### Problem details
Leave out any pictures and transcribe all other data below exactly.
***
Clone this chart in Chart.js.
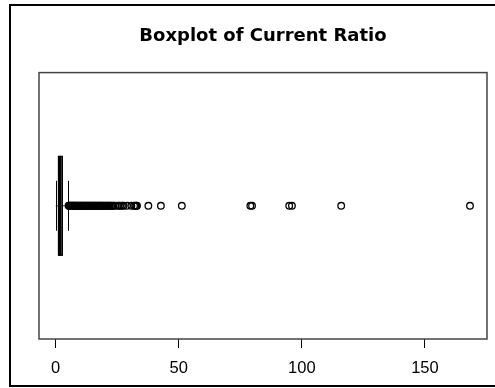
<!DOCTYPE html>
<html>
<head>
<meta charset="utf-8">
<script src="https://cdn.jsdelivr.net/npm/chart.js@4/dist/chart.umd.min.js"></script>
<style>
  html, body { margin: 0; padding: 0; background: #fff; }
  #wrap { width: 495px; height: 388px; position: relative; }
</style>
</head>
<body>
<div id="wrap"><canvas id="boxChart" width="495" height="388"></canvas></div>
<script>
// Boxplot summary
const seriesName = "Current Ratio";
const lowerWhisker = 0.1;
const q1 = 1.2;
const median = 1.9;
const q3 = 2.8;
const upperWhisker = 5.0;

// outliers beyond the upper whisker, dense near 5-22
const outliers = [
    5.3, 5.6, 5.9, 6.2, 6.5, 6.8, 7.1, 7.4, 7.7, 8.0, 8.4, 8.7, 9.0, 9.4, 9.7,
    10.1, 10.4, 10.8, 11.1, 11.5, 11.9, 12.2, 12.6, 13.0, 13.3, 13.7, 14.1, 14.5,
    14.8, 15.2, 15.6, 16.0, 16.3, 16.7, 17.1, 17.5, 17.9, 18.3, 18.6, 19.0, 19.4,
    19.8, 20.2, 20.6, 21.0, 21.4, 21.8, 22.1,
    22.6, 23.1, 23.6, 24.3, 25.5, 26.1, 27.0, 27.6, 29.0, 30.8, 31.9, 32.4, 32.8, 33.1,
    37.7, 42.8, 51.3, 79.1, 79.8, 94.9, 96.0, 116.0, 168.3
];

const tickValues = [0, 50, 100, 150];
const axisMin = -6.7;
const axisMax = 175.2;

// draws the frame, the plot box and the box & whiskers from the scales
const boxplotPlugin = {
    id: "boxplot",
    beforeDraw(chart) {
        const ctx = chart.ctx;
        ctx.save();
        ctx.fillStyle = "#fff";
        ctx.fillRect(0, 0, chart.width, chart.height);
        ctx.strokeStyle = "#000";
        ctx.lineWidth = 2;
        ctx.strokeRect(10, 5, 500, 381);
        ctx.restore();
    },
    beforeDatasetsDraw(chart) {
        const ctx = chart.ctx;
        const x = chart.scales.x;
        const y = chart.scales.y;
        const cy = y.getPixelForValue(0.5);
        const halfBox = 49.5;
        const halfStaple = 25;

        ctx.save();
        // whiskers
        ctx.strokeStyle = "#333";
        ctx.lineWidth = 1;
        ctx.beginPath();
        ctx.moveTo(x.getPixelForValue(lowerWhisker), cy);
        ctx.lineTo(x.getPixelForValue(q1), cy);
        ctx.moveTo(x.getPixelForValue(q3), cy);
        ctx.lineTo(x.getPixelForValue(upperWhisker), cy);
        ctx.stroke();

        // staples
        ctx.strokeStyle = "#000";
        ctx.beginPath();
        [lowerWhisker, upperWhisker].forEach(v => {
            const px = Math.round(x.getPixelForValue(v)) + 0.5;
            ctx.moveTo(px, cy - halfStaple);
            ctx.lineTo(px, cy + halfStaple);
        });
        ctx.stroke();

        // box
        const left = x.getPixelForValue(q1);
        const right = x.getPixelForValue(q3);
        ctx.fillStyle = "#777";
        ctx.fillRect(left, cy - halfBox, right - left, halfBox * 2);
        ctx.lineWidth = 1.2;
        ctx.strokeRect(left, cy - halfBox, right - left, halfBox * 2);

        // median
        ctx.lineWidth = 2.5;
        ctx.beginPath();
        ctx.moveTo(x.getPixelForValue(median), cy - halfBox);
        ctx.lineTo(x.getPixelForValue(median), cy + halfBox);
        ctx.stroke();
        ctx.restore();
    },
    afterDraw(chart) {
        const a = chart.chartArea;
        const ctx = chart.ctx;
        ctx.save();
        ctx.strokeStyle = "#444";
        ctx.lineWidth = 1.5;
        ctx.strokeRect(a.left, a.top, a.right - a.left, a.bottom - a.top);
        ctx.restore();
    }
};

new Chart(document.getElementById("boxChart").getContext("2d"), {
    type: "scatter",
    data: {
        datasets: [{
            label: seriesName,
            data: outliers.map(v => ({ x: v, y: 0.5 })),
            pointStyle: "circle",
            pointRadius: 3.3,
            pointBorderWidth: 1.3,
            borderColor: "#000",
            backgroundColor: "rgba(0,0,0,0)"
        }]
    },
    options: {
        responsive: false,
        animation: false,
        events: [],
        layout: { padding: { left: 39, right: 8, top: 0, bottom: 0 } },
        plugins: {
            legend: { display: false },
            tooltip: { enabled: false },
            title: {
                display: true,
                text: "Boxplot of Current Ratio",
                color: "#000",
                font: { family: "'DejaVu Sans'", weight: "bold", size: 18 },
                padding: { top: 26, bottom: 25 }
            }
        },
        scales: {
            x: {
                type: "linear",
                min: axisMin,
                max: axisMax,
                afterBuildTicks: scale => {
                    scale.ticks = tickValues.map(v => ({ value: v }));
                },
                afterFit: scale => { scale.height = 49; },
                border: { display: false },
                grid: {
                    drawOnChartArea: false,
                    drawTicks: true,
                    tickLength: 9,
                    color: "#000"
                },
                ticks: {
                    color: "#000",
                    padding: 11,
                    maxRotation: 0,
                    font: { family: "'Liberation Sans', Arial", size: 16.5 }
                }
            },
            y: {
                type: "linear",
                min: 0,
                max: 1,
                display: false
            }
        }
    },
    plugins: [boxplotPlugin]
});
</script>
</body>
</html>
***
### Correct result
Clone this chart in Chart.js.
<!DOCTYPE html>
<html>
<head>
<meta charset="utf-8">
<script src="https://cdn.jsdelivr.net/npm/chart.js@4/dist/chart.umd.min.js"></script>
<style>
  html, body { margin: 0; padding: 0; background: #fff; }
  #wrap { width: 495px; height: 388px; position: relative; }
</style>
</head>
<body>
<div id="wrap"><canvas id="boxChart" width="495" height="388"></canvas></div>
<script>
// Boxplot summary
const seriesName = "Current Ratio";
const lowerWhisker = 0.1;
const q1 = 1.2;
const median = 1.9;
const q3 = 2.8;
const upperWhisker = 5.0;

// outliers beyond the upper whisker, dense near 5-22
const outliers = [
    5.3, 5.6, 5.9, 6.2, 6.5, 6.8, 7.1, 7.4, 7.7, 8.0, 8.4, 8.7, 9.0, 9.4, 9.7,
    10.1, 10.4, 10.8, 11.1, 11.5, 11.9, 12.2, 12.6, 13.0, 13.3, 13.7, 14.1, 14.5,
    14.8, 15.2, 15.6, 16.0, 16.3, 16.7, 17.1, 17.5, 17.9, 18.3, 18.6, 19.0, 19.4,
    19.8, 20.2, 20.6, 21.0, 21.4, 21.8, 22.1,
    22.6, 23.1, 23.6, 24.3, 25.5, 26.1, 27.0, 27.6, 29.0, 30.8, 31.9, 32.4, 32.8, 33.1,
    37.7, 42.8, 51.3, 79.1, 79.8, 94.9, 96.0, 116.0, 168.3
];

const tickValues = [0, 50, 100, 150];
const axisMin = -6.7;
const axisMax = 175.2;

// draws the frame, the plot box and the box & whiskers from the scales
const boxplotPlugin = {
    id: "boxplot",
    beforeDraw(chart) {
        const ctx = chart.ctx;
        ctx.save();
        ctx.fillStyle = "#fff";
        ctx.fillRect(0, 0, chart.width, chart.height);
        ctx.strokeStyle = "#000";
        ctx.lineWidth = 2;
        ctx.strokeRect(10, 5, 500, 381);
        ctx.restore();
    },
    beforeDatasetsDraw(chart) {
        const ctx = chart.ctx;
        const x = chart.scales.x;
        const y = chart.scales.y;
        const cy = y.getPixelForValue(0.5);
        const halfBox = 49.5;
        const halfStaple = 25;

        ctx.save();
        // whiskers
        ctx.strokeStyle = "#333";
        ctx.lineWidth = 1;
        ctx.beginPath();
        ctx.moveTo(x.getPixelForValue(lowerWhisker), cy);
        ctx.lineTo(x.getPixelForValue(q1), cy);
        ctx.moveTo(x.getPixelForValue(q3), cy);
        ctx.lineTo(x.getPixelForValue(upperWhisker), cy);
        ctx.stroke();

        // staples
        ctx.strokeStyle = "#000";
        ctx.beginPath();
        [lowerWhisker, upperWhisker].forEach(v => {
            const px = Math.round(x.getPixelForValue(v)) + 0.5;
            ctx.moveTo(px, cy - halfStaple);
            ctx.lineTo(px, cy + halfStaple);
        });
        ctx.stroke();

        // box
        const left = x.getPixelForValue(q1);
        const right = x.getPixelForValue(q3);
        ctx.fillStyle = "#777";
        ctx.fillRect(left, cy - halfBox, right - left, halfBox * 2);
        ctx.lineWidth = 1.2;
        ctx.strokeRect(left, cy - halfBox, right - left, halfBox * 2);

        // median
        ctx.lineWidth = 2.5;
        ctx.beginPath();
        ctx.moveTo(x.getPixelForValue(median), cy - halfBox);
        ctx.lineTo(x.getPixelForValue(median), cy + halfBox);
        ctx.stroke();
        ctx.restore();
    },
    afterDraw(chart) {
        const a = chart.chartArea;
        const ctx = chart.ctx;
        ctx.save();
        ctx.strokeStyle = "#444";
        ctx.lineWidth = 1.5;
        ctx.strokeRect(a.left, a.top, a.right - a.left, a.bottom - a.top);
        ctx.restore();
    }
};

new Chart(document.getElementById("boxChart").getContext("2d"), {
    type: "scatter",
    data: {
        datasets: [{
            label: seriesName,
            data: outliers.map(v => ({ x: v, y: 0.5 })),
            pointStyle: "circle",
            pointRadius: 3.3,
            pointBorderWidth: 1.3,
            borderColor: "#000",
            backgroundColor: "rgba(0,0,0,0)"
        }]
    },
    options: {
        responsive: false,
        animation: false,
        events: [],
        layout: { padding: { left: 39, right: 8, top: 0, bottom: 0 } },
        plugins: {
            legend: { display: false },
            tooltip: { enabled: false },
            title: {
                display: true,
                text: "Boxplot of Current Ratio",
                color: "#000",
                font: { family: "'DejaVu Sans'", weight: "bold", size: 18 },
                padding: { top: 26, bottom: 25 }
            }
        },
        scales: {
            x: {
                type: "linear",
                min: axisMin,
                max: axisMax,
                afterBuildTicks: scale => {
                    scale.ticks = tickValues.map(v => ({ value: v }));
                },
                afterFit: scale => { scale.height = 49; },
                border: { display: false },
                grid: {
                    drawOnChartArea: false,
                    drawTicks: true,
                    tickLength: 9,
                    color: "#000"
                },
                ticks: {
                    color: "#000",
                    padding: 11,
                    maxRotation: 0,
                    font: { family: "'Liberation Sans', Arial", size: 16.5 }
                }
            },
            y: {
                type: "linear",
                min: 0,
                max: 1,
                display: false
            }
        }
    },
    plugins: [boxplotPlugin]
});
</script>
</body>
</html>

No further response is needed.